In the listing below, find the line that contains "Convert this chart to D3.js code." and the line that contains "const height = 519;". Quote both and every line between them, exactly, and nothing more.

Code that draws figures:
******

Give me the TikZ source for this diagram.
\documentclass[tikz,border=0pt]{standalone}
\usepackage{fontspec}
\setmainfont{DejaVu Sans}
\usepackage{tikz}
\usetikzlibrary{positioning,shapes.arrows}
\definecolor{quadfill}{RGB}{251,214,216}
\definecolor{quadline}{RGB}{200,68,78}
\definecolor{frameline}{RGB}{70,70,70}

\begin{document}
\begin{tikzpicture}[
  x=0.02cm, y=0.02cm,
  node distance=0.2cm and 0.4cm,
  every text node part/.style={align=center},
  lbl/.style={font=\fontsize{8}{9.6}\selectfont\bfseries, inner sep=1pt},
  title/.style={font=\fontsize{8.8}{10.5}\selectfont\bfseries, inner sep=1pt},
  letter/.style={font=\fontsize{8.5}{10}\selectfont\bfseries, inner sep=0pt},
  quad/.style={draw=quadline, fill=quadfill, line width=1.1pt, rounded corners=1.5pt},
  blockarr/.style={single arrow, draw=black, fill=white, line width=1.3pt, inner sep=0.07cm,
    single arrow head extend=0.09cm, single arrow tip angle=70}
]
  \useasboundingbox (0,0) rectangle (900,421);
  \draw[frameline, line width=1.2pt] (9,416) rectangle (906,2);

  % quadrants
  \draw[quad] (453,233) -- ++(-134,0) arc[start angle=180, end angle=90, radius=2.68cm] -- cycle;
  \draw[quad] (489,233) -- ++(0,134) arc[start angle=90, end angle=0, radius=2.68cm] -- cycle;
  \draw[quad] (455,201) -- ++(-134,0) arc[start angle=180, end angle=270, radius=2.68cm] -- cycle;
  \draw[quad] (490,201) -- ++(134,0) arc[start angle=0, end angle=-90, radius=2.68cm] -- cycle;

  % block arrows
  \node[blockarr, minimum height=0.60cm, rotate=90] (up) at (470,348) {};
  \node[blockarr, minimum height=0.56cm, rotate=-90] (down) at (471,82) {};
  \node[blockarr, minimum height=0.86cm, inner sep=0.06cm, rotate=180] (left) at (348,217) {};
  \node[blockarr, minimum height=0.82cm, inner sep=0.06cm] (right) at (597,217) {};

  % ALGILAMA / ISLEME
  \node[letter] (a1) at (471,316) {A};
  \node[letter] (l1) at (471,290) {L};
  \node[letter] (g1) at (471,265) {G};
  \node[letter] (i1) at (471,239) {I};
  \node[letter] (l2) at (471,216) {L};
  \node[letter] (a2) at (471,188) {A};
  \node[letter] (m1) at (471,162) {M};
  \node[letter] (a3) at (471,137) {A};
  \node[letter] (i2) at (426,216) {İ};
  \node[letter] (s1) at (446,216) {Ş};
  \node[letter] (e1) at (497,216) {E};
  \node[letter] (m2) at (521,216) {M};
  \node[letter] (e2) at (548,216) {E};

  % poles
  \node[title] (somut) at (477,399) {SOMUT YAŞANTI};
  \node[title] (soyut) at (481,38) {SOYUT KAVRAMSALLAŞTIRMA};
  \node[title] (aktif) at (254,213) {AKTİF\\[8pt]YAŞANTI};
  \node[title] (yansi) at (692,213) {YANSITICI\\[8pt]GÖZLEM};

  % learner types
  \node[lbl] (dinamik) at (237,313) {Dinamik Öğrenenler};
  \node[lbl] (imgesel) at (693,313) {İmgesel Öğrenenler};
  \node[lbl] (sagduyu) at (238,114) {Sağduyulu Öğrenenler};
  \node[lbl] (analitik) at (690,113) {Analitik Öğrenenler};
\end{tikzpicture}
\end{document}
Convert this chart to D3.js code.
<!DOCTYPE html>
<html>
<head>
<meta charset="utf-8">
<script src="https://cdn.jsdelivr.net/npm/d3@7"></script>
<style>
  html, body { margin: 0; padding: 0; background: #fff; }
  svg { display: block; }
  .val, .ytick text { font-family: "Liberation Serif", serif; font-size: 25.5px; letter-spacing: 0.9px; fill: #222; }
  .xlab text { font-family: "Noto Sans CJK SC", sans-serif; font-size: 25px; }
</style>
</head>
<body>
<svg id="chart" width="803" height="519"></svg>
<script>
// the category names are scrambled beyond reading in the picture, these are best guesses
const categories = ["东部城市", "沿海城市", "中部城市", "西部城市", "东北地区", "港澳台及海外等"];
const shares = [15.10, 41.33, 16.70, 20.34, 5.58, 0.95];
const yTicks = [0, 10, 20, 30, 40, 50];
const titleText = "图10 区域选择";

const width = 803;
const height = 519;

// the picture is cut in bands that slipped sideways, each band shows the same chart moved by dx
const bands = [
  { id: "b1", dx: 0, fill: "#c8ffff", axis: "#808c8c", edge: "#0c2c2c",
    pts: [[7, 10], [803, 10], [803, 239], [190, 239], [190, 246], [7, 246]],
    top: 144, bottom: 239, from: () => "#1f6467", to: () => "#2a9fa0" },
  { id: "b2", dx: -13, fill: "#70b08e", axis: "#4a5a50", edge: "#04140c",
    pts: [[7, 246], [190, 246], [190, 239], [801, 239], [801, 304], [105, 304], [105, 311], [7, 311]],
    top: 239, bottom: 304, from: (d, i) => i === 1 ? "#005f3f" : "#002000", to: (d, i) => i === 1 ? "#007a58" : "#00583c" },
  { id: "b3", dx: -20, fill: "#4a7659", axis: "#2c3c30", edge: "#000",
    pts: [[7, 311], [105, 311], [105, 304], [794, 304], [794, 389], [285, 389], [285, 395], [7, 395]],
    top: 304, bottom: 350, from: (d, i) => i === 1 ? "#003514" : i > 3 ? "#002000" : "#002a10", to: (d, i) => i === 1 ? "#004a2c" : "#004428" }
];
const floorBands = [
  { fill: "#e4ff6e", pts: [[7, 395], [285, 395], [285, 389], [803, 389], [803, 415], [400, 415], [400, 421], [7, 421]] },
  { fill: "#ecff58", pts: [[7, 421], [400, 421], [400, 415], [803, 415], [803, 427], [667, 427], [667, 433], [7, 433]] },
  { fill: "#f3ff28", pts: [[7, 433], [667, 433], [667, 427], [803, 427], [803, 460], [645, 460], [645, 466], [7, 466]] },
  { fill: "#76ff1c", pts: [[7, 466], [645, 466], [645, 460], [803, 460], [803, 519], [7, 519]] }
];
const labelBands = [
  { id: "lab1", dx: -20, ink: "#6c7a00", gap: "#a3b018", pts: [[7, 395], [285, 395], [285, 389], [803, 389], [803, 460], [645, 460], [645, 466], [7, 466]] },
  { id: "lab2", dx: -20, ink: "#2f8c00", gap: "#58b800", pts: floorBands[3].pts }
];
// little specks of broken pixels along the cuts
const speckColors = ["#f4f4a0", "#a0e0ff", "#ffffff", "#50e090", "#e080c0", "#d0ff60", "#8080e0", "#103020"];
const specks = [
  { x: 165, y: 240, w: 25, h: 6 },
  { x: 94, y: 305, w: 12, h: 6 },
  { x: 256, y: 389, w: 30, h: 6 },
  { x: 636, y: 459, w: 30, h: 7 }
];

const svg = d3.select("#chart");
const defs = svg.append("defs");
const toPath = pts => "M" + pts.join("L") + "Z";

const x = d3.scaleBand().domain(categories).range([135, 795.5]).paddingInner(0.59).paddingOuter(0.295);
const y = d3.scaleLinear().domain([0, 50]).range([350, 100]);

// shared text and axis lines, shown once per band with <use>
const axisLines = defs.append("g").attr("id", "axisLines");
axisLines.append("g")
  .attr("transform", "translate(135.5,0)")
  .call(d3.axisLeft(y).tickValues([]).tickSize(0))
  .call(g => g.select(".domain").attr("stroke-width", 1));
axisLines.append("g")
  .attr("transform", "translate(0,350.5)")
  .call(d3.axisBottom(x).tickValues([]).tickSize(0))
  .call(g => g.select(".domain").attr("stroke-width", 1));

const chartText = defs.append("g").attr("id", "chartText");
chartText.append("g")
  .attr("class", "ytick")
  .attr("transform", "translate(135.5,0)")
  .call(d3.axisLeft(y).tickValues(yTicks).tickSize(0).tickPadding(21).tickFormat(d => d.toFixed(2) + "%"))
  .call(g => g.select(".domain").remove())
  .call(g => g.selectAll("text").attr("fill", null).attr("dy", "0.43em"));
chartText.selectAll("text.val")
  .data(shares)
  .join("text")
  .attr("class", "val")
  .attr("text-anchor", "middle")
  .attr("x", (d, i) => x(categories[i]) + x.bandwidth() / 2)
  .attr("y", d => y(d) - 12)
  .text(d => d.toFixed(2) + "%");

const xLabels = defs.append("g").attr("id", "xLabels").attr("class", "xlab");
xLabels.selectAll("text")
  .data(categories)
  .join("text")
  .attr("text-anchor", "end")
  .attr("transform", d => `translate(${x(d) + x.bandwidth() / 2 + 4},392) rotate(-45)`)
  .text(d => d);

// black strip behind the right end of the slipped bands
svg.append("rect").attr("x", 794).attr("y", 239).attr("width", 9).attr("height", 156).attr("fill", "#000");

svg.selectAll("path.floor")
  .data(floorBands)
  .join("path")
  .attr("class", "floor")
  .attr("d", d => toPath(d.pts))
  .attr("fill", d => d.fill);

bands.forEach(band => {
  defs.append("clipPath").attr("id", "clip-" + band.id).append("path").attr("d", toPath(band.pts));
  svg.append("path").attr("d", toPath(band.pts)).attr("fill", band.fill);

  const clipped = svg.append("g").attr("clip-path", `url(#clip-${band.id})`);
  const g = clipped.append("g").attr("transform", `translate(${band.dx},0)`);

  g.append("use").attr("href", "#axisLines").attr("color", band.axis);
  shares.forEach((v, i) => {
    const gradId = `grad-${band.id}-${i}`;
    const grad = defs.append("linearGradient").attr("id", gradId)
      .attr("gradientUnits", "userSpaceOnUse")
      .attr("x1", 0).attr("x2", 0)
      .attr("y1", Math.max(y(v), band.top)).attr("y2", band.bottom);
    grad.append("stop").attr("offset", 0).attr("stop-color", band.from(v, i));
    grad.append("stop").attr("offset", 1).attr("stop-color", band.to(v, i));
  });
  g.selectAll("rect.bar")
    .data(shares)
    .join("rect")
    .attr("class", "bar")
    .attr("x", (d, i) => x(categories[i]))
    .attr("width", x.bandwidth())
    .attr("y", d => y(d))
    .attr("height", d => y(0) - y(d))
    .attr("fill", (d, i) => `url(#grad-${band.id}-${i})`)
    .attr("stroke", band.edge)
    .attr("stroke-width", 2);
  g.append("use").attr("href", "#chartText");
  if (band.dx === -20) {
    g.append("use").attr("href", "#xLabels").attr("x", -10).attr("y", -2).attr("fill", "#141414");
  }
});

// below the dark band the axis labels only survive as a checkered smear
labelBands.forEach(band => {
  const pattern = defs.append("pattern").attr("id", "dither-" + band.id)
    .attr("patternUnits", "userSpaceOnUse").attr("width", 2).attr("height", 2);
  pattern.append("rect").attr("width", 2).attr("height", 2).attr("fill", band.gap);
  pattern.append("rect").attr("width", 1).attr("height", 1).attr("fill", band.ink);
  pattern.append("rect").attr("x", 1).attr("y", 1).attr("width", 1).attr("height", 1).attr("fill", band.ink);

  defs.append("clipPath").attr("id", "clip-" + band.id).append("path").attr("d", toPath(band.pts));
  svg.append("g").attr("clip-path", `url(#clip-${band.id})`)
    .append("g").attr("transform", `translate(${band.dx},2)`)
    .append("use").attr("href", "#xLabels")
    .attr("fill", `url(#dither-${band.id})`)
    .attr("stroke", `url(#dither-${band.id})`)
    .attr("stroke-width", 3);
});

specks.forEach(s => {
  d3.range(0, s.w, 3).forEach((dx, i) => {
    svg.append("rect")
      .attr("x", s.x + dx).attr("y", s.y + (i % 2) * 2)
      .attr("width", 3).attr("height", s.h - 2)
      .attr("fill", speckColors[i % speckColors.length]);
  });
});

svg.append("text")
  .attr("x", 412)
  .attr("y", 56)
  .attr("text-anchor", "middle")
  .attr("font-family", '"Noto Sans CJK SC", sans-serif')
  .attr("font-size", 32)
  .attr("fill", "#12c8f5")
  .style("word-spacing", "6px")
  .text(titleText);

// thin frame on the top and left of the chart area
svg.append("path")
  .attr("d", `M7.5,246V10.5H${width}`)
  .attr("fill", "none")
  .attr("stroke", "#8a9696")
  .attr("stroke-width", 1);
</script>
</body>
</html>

******

CORRECT ANSWER
Convert this chart to D3.js code.
<!DOCTYPE html>
<html>
<head>
<meta charset="utf-8">
<script src="https://cdn.jsdelivr.net/npm/d3@7"></script>
<style>
  html, body { margin: 0; padding: 0; background: #fff; }
  svg { display: block; }
  .val, .ytick text { font-family: "Liberation Serif", serif; font-size: 25.5px; letter-spacing: 0.9px; fill: #222; }
  .xlab text { font-family: "Noto Sans CJK SC", sans-serif; font-size: 25px; }
</style>
</head>
<body>
<svg id="chart" width="803" height="519"></svg>
<script>
// the category names are scrambled beyond reading in the picture, these are best guesses
const categories = ["东部城市", "沿海城市", "中部城市", "西部城市", "东北地区", "港澳台及海外等"];
const shares = [15.10, 41.33, 16.70, 20.34, 5.58, 0.95];
const yTicks = [0, 10, 20, 30, 40, 50];
const titleText = "图10 区域选择";

const width = 803;
const height = 519;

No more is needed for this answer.